Конец года (и усиление фк-сезона) означает, что я ещё не написала про финал Флакса не только сюда, но и в канал, возмутительно.
Пока я пытаюсь привести мысли в порядок, вот
интересная теория от Джонатана Блама о том, как менялась структура сезона в процессе съёмок и откуда могли появиться некоторые бесмысленные сюжетные петли:
Way back when they wrote "The War Games" as a ten-parter, Terrance Dicks and Mac Hulke wrote the first five episodes, then jumped ahead to episode ten, because they needed parts of the grand finale ready for the first bits of filming. And then they went back and filled in episodes 6-9 -- stretching out the rather-less-than-four-episodes-worth of story they still had to build up to that pre-set ending, resulting in delights such as Arturo Villar the comedy Mexican bandito filling up chunks of time.
"Flux", I think, is what happens if you try to write a modern six-parter that way -- but in this case you jumped ahead to write episode *five*.
And you leave a big honking cliffhanger into your finale... and then realise that episode six is actually about an episode and a half's worth of stuff.
читать дальшеBecause judging by the clapperboard in the behind-the-scenes video, "Village of the Angels", which aired as ep 4, was intended to be ep 5. As previously mentioned, "Flux" was shot in two blocks -- Chibnall delivered eps 1, 2, and 5 (the intro and the two "standalone" stories), and then had maybe another four months to get the other three episodes worked out. Only to find out that ep 6 would be huge, and presumably ep 4 wasn't.

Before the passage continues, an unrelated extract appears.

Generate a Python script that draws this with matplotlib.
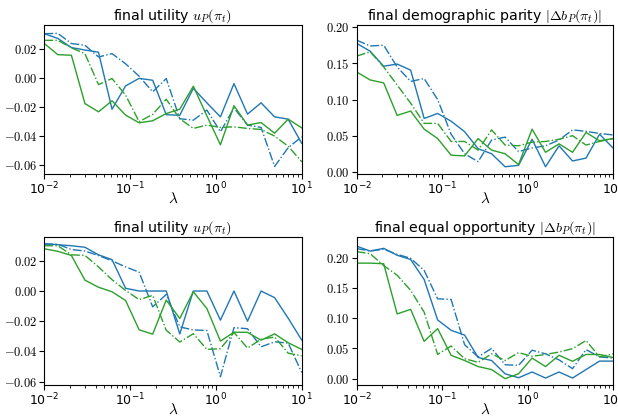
import matplotlib
matplotlib.use("Agg")
import matplotlib.pyplot as plt

plt.rcParams['mathtext.fontset'] = 'cm'
plt.rcParams['axes.formatter.use_mathtext'] = True
plt.rcParams['font.family'] = ['DejaVu Sans']

lam = [0.01, 0.01438, 0.02069, 0.02976, 0.04281, 0.06158, 0.08859, 0.1274, 0.1833, 0.2637,
       0.3793, 0.5456, 0.7848, 1.129, 1.624, 2.336, 3.360, 4.833, 6.952, 10.0]

# top-left: final utility
u1_bs = [0.0308, 0.0275, 0.0212, 0.0195, 0.0180, -0.0214, -0.0053, -0.0001, -0.0014, -0.0252,
         -0.0256, -0.0070, -0.0170, -0.0267, -0.0037, -0.0248, -0.0170, -0.0267, -0.0283, -0.0450]
u1_bd = [0.0308, 0.0310, 0.0240, 0.0228, 0.0147, 0.0170, 0.0100, 0.0014, -0.0094, -0.0002,
         -0.0280, -0.0290, -0.0220, -0.0370, -0.0205, -0.0324, -0.0340, -0.0610, -0.0480, -0.0405]
u1_gs = [0.0240, 0.0163, 0.0159, -0.0175, -0.0232, -0.0156, -0.0255, -0.0308, -0.0294, -0.0244,
         -0.0214, -0.0055, -0.0260, -0.0460, -0.0190, -0.0324, -0.0306, -0.0380, -0.0283, -0.0343]
u1_gd = [0.0262, 0.0262, 0.0210, 0.0170, -0.0044, -0.0002, -0.0117, -0.0300, -0.0250, -0.0145,
         -0.0280, -0.0347, -0.0324, -0.0340, -0.0336, -0.0347, -0.0354, -0.0400, -0.0470, -0.0577]

# top-right: demographic parity
dp_bs = [0.1775, 0.1668, 0.146, 0.149, 0.1406, 0.0738, 0.0807, 0.070, 0.0555, 0.032,
         0.025, 0.007, 0.009, 0.045, 0.007, 0.036, 0.015, 0.019, 0.052, 0.033]
dp_bd = [0.182, 0.174, 0.175, 0.145, 0.125, 0.129, 0.100, 0.052, 0.025, 0.014,
         0.044, 0.048, 0.028, 0.033, 0.036, 0.044, 0.058, 0.056, 0.053, 0.051]
dp_gs = [0.138, 0.127, 0.123, 0.078, 0.084, 0.059, 0.046, 0.023, 0.022, 0.046,
         0.030, 0.025, 0.010, 0.059, 0.027, 0.0387, 0.027, 0.0544, 0.043, 0.046]
dp_gd = [0.160, 0.166, 0.145, 0.120, 0.095, 0.067, 0.067, 0.042, 0.042, 0.030,
         0.058, 0.037, 0.036, 0.041, 0.042, 0.045, 0.050, 0.037, 0.042, 0.046]

# bottom-left: final utility
u2_bs = [0.0314, 0.0307, 0.0300, 0.0290, 0.0240, 0.0208, 0.0018, 0.0, 0.0, 0.0,
         -0.0285, 0.0, 0.0, -0.0193, 0.0, -0.0200, 0.0, -0.0044, -0.0180, -0.0325]
u2_bd = [0.0310, 0.0310, 0.0275, 0.0265, 0.0235, 0.0200, 0.0160, 0.0125, -0.0105, -0.0023,
         -0.0238, -0.0258, -0.0262, -0.0568, -0.0243, -0.0250, -0.0370, -0.0337, -0.0345, -0.0540]
u2_gs = [0.0280, 0.0263, 0.0236, 0.0072, 0.0025, -0.0005, -0.0063, -0.0257, -0.0286, -0.0060,
         -0.0182, -0.0005, -0.0116, -0.0332, -0.0273, -0.0274, -0.0326, -0.0284, -0.0343, -0.0387]
u2_gd = [0.0300, 0.0300, 0.0240, 0.0236, 0.0160, 0.0075, 0.0004, -0.0057, -0.0029, -0.0260,
         -0.0338, -0.0283, -0.0387, -0.0382, -0.0275, -0.0378, -0.0320, -0.0305, -0.0412, -0.0430]

# bottom-right: equal opportunity
eo_bs = [0.219, 0.211, 0.2155, 0.204, 0.197, 0.164, 0.097, 0.080, 0.072, 0.035,
         0.030, 0.008, 0.0015, 0.011, 0.001, 0.011, 0.001, 0.015, 0.029, 0.029]
eo_bd = [0.215, 0.211, 0.214, 0.2055, 0.199, 0.179, 0.132, 0.131, 0.056, 0.036,
         0.050, 0.023, 0.022, 0.047, 0.041, 0.031, 0.0165, 0.048, 0.036, 0.034]
eo_gs = [0.191, 0.191, 0.190, 0.107, 0.1146, 0.0617, 0.0827, 0.0386, 0.030, 0.020,
         0.015, 0.000, 0.008, 0.034, 0.020, 0.0386, 0.0287, 0.040, 0.040, 0.035]
eo_gd = [0.210, 0.2066, 0.187, 0.171, 0.146, 0.110, 0.040, 0.054, 0.033, 0.027,
         0.041, 0.030, 0.043, 0.037, 0.040, 0.044, 0.0496, 0.063, 0.036, 0.041]

titles = [r"final utility $u_P(\pi_t)$",
          r"final demographic parity $|\Delta b_P(\pi_t)|$",
          r"final utility $u_P(\pi_t)$",
          r"final equal opportunity $|\Delta b_P(\pi_t)|$"]
series = [(u1_bs, u1_bd, u1_gs, u1_gd), (dp_bs, dp_bd, dp_gs, dp_gd),
          (u2_bs, u2_bd, u2_gs, u2_gd), (eo_bs, eo_bd, eo_gs, eo_gd)]
ylims = [(-0.0662, 0.0368), (-0.003, 0.203), (-0.0623, 0.036), (-0.0105, 0.2347)]
yticks = [[-0.06, -0.04, -0.02, 0.0, 0.02], [0.0, 0.05, 0.10, 0.15, 0.20],
          [-0.06, -0.04, -0.02, 0.0, 0.02], [0.0, 0.05, 0.10, 0.15, 0.20]]

W, H = 618, 416
rects = [(44.3, 25, 301.7, 174), (356.7, 25, 613, 174),
         (44.3, 236.7, 301.7, 385), (356.7, 236.7, 613, 385)]

blue = '#1f77b4'
green = '#2ca02c'

fig = plt.figure(figsize=(6.18, 4.16), dpi=100)
for i in range(4):
    x0, y0, x1, y1 = rects[i]
    ax = fig.add_axes([x0 / W, 1 - y1 / H, (x1 - x0) / W, (y1 - y0) / H])
    bs, bd, gs, gd = series[i]
    ax.plot(lam, bs, color=blue, lw=1.0, ls='-')
    ax.plot(lam, bd, color=blue, lw=1.0, ls='-.')
    ax.plot(lam, gs, color=green, lw=1.0, ls='-')
    ax.plot(lam, gd, color=green, lw=1.0, ls='-.')
    ax.set_xscale('log')
    ax.set_xlim(1e-2, 1e1)
    ax.set_ylim(*ylims[i])
    ax.set_yticks(yticks[i])
    ax.set_yticklabels([f"${v:.2f}$" for v in yticks[i]])
    ax.set_title(titles[i], fontsize=10.2, pad=3)
    ax.set_xlabel(r"$\lambda$", fontsize=11, labelpad=-5)
    ax.tick_params(labelsize=9, pad=1.5)

fig.savefig("out.png", dpi=100)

My guess is that the Angel seizing the TARDIS was originally meant to be a coda to ep 4. Instead it was pasted onto the end of ep 3, to lead straight into "Village", which became ep 4. Then the first chunk of the stuff meant for part 6 (fifteen or so minutes of the Doctor at Division), along with some of the stuff from the original part 4 (Vinder's search for Bel), got mashed together to create a new part 5, "Survivors of the Flux". But that wasn't enough... so all the other stuff that turned up in the final part 5 -- Yaz, Dan, and Jericho's globetrotting adventures, the entire Grand Serpent / UNIT subplot -- was pulled out of thin air to make up the length.
(Reasons I think that? Note that the globetrotting is almost entirely a Terrance Dicks - style plot loop; all they actually needed to do to get into position for the finale would be for Yaz and Dan to travel the few miles from the returned village to the Williamson tunnels in Liverpool, and they could have been clued in to that by Williamson at any time. Similarly, the Grand Serpent subplot has no effect on anything outside itself, and they never even bother to explain what he's doing in Earth history or why he's working with the Sontarans. The whole thing, including Kate's cameos, could just be snipped out -- leaving the Grand Serpent as I suspect he was originally intended, as just a bit of Vinder backstory in episode 3.)
And *then*, once that new plan was in place... I suspect part of the Bel / Vinder subplot overflowed and got spliced into "Village" as ep 4. (Note that without those scenes, "Village" is pretty much exactly a normal-length 50-minute episode.) Those scenes being moved at a late stage would explain why an episode titled "Survivors of the Flux" has almost no material involving the survivors of the Flux...
I figure the Sontaran plot in ep 6 may well have expanded too -- note that there's no actual requirement for there to be a second Sontaran invasion of Earth, they could have simply conquered the Lupari and seized their ships without landing, and their "research" to locate the origin of the second Flux event could just as easily take place on a spaceship in space as a spaceship in a matte shot of Chile.
The Grand Serpent may well have been in ep 3 as part of Vinder's backstory, and maybe even in the original episode 4 somewhere. But his scenes in the last two episodes? Those were the modern day Arturo Villar.